- [Data provided]

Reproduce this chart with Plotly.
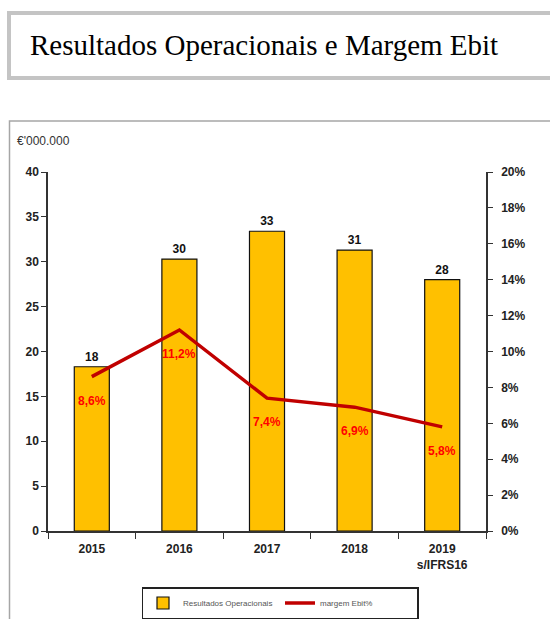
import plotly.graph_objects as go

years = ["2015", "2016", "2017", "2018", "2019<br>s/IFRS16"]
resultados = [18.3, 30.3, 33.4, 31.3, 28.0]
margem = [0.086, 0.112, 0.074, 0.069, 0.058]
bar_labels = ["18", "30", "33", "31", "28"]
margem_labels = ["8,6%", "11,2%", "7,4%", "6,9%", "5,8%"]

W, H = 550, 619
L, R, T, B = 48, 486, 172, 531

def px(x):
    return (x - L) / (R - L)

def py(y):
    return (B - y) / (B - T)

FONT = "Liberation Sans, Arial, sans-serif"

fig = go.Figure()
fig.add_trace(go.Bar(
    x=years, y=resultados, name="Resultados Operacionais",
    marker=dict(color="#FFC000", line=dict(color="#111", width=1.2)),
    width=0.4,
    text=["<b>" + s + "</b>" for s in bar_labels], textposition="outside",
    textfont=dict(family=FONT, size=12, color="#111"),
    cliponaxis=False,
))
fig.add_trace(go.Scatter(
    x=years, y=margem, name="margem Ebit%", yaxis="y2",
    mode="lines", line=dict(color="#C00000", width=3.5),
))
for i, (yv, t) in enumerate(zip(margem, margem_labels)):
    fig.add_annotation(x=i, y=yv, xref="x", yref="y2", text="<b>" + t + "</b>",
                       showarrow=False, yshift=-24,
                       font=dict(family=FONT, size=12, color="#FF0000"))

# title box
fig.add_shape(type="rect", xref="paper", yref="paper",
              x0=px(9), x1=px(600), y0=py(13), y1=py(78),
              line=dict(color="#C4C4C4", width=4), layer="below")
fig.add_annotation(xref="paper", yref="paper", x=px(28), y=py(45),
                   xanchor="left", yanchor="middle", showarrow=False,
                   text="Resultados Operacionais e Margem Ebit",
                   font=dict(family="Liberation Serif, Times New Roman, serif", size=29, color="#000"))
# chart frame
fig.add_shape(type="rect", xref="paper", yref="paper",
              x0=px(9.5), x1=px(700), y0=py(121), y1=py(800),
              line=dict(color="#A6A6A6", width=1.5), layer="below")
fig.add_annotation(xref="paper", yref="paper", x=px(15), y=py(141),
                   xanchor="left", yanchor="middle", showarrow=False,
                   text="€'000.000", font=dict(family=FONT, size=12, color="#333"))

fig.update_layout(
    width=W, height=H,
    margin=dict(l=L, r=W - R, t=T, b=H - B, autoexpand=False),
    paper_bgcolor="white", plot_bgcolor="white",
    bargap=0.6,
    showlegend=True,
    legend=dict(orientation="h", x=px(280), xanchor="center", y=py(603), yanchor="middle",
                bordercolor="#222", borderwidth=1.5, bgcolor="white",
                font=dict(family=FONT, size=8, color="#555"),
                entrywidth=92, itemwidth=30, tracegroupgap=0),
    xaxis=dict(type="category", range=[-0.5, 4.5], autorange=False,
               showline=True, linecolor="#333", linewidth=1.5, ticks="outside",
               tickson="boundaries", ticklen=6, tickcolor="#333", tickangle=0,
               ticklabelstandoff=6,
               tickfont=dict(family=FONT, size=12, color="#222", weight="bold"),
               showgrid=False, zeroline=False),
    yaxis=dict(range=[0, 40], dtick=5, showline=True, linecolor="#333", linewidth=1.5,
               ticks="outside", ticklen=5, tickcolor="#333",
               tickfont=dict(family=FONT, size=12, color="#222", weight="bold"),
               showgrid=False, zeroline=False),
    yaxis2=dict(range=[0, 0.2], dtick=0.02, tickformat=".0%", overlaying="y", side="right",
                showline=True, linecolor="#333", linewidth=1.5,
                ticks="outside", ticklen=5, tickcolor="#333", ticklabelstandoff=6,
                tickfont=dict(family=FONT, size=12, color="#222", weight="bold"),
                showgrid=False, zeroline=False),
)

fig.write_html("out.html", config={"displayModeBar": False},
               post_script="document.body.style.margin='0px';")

- [Problem statement]
Transcribe each line above verbatim, with the pictures left out.

- [Expected answer]
Reproduce this chart with Plotly.
import plotly.graph_objects as go

years = ["2015", "2016", "2017", "2018", "2019<br>s/IFRS16"]
resultados = [18.3, 30.3, 33.4, 31.3, 28.0]
margem = [0.086, 0.112, 0.074, 0.069, 0.058]
bar_labels = ["18", "30", "33", "31", "28"]
margem_labels = ["8,6%", "11,2%", "7,4%", "6,9%", "5,8%"]

W, H = 550, 619
L, R, T, B = 48, 486, 172, 531

def px(x):
    return (x - L) / (R - L)

def py(y):
    return (B - y) / (B - T)

FONT = "Liberation Sans, Arial, sans-serif"

fig = go.Figure()
fig.add_trace(go.Bar(
    x=years, y=resultados, name="Resultados Operacionais",
    marker=dict(color="#FFC000", line=dict(color="#111", width=1.2)),
    width=0.4,
    text=["<b>" + s + "</b>" for s in bar_labels], textposition="outside",
    textfont=dict(family=FONT, size=12, color="#111"),
    cliponaxis=False,
))
fig.add_trace(go.Scatter(
    x=years, y=margem, name="margem Ebit%", yaxis="y2",
    mode="lines", line=dict(color="#C00000", width=3.5),
))
for i, (yv, t) in enumerate(zip(margem, margem_labels)):
    fig.add_annotation(x=i, y=yv, xref="x", yref="y2", text="<b>" + t + "</b>",
                       showarrow=False, yshift=-24,
                       font=dict(family=FONT, size=12, color="#FF0000"))

# title box
fig.add_shape(type="rect", xref="paper", yref="paper",
              x0=px(9), x1=px(600), y0=py(13), y1=py(78),
              line=dict(color="#C4C4C4", width=4), layer="below")
fig.add_annotation(xref="paper", yref="paper", x=px(28), y=py(45),
                   xanchor="left", yanchor="middle", showarrow=False,
                   text="Resultados Operacionais e Margem Ebit",
                   font=dict(family="Liberation Serif, Times New Roman, serif", size=29, color="#000"))
# chart frame
fig.add_shape(type="rect", xref="paper", yref="paper",
              x0=px(9.5), x1=px(700), y0=py(121), y1=py(800),
              line=dict(color="#A6A6A6", width=1.5), layer="below")
fig.add_annotation(xref="paper", yref="paper", x=px(15), y=py(141),
                   xanchor="left", yanchor="middle", showarrow=False,
                   text="€'000.000", font=dict(family=FONT, size=12, color="#333"))

fig.update_layout(
    width=W, height=H,
    margin=dict(l=L, r=W - R, t=T, b=H - B, autoexpand=False),
    paper_bgcolor="white", plot_bgcolor="white",
    bargap=0.6,
    showlegend=True,
    legend=dict(orientation="h", x=px(280), xanchor="center", y=py(603), yanchor="middle",
                bordercolor="#222", borderwidth=1.5, bgcolor="white",
                font=dict(family=FONT, size=8, color="#555"),
                entrywidth=92, itemwidth=30, tracegroupgap=0),
    xaxis=dict(type="category", range=[-0.5, 4.5], autorange=False,
               showline=True, linecolor="#333", linewidth=1.5, ticks="outside",
               tickson="boundaries", ticklen=6, tickcolor="#333", tickangle=0,
               ticklabelstandoff=6,
               tickfont=dict(family=FONT, size=12, color="#222", weight="bold"),
               showgrid=False, zeroline=False),
    yaxis=dict(range=[0, 40], dtick=5, showline=True, linecolor="#333", linewidth=1.5,
               ticks="outside", ticklen=5, tickcolor="#333",
               tickfont=dict(family=FONT, size=12, color="#222", weight="bold"),
               showgrid=False, zeroline=False),
    yaxis2=dict(range=[0, 0.2], dtick=0.02, tickformat=".0%", overlaying="y", side="right",
                showline=True, linecolor="#333", linewidth=1.5,
                ticks="outside", ticklen=5, tickcolor="#333", ticklabelstandoff=6,
                tickfont=dict(family=FONT, size=12, color="#222", weight="bold"),
                showgrid=False, zeroline=False),
)

fig.write_html("out.html", config={"displayModeBar": False},
               post_script="document.body.style.margin='0px';")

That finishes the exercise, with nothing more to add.